### To be done:
Skip all pictures, then copy the lines from the start of the data through the line with "const baselineA_pA = [0, 0];", keeping both ends.

----

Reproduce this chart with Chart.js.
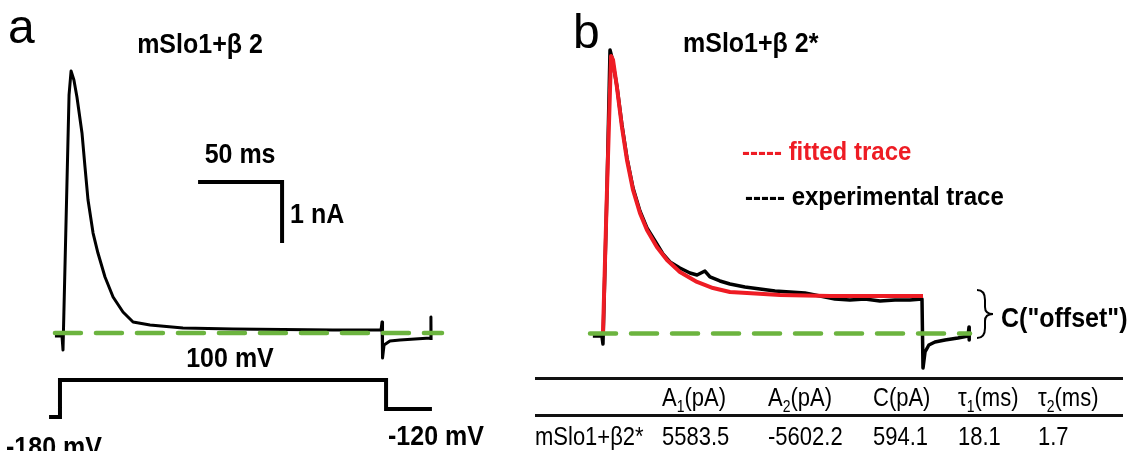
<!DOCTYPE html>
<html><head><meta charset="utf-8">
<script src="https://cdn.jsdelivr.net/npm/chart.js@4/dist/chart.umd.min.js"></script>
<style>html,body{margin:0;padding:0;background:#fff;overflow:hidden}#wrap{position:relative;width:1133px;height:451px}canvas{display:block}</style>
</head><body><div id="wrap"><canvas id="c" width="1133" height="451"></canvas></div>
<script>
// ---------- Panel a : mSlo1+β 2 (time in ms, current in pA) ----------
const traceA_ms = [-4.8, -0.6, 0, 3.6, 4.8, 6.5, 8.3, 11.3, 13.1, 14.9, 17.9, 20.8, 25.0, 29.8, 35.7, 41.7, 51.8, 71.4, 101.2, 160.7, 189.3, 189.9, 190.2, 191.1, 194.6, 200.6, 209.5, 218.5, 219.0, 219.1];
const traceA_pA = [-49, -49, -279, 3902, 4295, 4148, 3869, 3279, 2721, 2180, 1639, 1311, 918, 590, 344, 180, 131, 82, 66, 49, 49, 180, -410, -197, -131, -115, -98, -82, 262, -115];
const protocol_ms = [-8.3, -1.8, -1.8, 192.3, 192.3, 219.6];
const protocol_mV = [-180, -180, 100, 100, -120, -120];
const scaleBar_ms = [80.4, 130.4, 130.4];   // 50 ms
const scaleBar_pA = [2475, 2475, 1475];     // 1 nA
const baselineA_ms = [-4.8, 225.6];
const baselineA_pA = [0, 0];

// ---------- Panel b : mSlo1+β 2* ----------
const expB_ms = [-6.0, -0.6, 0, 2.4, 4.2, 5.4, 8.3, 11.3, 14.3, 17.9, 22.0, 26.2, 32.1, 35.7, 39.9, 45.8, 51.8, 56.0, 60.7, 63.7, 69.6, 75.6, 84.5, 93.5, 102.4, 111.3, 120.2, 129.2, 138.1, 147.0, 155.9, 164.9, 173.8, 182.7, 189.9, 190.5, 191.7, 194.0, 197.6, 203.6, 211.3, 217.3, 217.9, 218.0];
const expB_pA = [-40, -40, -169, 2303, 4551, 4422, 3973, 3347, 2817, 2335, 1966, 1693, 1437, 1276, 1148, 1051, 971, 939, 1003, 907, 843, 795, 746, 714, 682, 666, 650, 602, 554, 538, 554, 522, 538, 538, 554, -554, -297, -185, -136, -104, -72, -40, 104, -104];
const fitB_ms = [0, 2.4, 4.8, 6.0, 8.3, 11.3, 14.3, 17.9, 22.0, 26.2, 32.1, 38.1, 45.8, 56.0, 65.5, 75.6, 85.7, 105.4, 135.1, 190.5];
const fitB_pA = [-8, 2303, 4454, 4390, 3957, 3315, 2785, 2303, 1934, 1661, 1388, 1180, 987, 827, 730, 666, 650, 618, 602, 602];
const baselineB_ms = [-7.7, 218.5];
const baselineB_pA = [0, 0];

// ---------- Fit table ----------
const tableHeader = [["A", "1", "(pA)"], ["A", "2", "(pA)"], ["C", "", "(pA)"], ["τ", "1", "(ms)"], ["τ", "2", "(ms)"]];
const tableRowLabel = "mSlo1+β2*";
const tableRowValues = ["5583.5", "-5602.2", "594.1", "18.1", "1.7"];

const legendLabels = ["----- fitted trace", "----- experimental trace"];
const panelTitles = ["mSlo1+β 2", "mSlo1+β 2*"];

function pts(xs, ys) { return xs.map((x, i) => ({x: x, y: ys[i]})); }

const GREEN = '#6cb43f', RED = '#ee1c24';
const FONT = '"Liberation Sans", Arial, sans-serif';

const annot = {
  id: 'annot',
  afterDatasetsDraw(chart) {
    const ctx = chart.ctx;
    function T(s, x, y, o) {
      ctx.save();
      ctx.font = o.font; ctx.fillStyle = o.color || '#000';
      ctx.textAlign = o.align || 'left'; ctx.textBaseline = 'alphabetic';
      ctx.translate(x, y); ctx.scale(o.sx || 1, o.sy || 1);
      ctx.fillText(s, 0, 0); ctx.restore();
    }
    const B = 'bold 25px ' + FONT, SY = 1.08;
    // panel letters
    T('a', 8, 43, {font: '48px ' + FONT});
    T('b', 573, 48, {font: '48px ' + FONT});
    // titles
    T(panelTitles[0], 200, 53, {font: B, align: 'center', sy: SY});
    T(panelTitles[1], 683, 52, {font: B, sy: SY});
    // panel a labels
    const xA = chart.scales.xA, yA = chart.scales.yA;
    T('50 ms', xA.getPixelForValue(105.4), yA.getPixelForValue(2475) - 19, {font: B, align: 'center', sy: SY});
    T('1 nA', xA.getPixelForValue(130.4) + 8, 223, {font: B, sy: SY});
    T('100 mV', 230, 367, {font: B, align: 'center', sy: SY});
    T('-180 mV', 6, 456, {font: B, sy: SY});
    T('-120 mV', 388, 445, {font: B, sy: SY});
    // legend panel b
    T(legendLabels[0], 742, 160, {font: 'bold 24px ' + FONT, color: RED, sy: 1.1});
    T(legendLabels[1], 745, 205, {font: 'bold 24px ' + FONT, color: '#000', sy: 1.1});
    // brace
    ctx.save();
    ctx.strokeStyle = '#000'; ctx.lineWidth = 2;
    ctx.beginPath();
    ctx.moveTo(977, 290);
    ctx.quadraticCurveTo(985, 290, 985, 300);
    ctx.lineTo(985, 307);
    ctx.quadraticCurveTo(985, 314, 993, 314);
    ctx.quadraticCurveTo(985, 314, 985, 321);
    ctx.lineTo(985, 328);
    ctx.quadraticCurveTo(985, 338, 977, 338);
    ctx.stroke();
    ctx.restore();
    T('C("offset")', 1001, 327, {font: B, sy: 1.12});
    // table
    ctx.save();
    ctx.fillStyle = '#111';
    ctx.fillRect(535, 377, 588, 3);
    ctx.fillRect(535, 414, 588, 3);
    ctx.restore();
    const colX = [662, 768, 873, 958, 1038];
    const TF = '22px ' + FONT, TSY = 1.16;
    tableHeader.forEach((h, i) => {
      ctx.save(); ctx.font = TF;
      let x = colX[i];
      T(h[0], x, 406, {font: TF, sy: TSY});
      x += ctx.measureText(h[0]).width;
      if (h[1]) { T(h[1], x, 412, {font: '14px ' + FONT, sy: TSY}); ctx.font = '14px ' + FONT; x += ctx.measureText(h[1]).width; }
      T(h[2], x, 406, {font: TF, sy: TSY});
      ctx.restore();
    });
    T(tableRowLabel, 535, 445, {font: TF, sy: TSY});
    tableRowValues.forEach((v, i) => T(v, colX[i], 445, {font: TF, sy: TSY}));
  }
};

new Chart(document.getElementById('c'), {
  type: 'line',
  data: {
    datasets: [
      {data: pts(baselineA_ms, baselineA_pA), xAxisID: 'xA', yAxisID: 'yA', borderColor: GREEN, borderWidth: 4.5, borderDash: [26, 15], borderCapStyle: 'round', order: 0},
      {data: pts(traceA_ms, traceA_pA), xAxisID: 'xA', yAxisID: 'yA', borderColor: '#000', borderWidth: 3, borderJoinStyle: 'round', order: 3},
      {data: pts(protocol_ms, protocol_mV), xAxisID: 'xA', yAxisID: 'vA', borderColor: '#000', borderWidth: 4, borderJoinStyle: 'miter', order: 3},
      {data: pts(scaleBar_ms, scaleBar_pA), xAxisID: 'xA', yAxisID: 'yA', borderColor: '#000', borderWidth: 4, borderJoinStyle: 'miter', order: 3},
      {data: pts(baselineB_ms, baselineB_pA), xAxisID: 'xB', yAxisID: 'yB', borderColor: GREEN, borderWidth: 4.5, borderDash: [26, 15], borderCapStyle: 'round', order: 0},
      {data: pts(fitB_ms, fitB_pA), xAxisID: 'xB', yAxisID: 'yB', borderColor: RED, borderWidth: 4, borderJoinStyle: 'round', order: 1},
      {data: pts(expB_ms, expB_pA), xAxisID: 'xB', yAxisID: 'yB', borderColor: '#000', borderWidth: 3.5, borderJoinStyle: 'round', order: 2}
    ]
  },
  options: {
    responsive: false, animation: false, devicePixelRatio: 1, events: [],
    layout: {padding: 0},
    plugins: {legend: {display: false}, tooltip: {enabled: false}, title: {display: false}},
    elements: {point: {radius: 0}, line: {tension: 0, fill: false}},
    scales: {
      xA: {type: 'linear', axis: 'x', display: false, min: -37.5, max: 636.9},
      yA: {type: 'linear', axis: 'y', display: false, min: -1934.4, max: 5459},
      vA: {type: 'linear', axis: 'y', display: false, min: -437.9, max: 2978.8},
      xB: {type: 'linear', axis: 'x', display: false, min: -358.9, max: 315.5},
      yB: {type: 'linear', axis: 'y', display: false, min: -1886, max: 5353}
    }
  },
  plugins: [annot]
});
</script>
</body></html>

----

### Response below:
Reproduce this chart with Chart.js.
<!DOCTYPE html>
<html><head><meta charset="utf-8">
<script src="https://cdn.jsdelivr.net/npm/chart.js@4/dist/chart.umd.min.js"></script>
<style>html,body{margin:0;padding:0;background:#fff;overflow:hidden}#wrap{position:relative;width:1133px;height:451px}canvas{display:block}</style>
</head><body><div id="wrap"><canvas id="c" width="1133" height="451"></canvas></div>
<script>
// ---------- Panel a : mSlo1+β 2 (time in ms, current in pA) ----------
const traceA_ms = [-4.8, -0.6, 0, 3.6, 4.8, 6.5, 8.3, 11.3, 13.1, 14.9, 17.9, 20.8, 25.0, 29.8, 35.7, 41.7, 51.8, 71.4, 101.2, 160.7, 189.3, 189.9, 190.2, 191.1, 194.6, 200.6, 209.5, 218.5, 219.0, 219.1];
const traceA_pA = [-49, -49, -279, 3902, 4295, 4148, 3869, 3279, 2721, 2180, 1639, 1311, 918, 590, 344, 180, 131, 82, 66, 49, 49, 180, -410, -197, -131, -115, -98, -82, 262, -115];
const protocol_ms = [-8.3, -1.8, -1.8, 192.3, 192.3, 219.6];
const protocol_mV = [-180, -180, 100, 100, -120, -120];
const scaleBar_ms = [80.4, 130.4, 130.4];   // 50 ms
const scaleBar_pA = [2475, 2475, 1475];     // 1 nA
const baselineA_ms = [-4.8, 225.6];
const baselineA_pA = [0, 0];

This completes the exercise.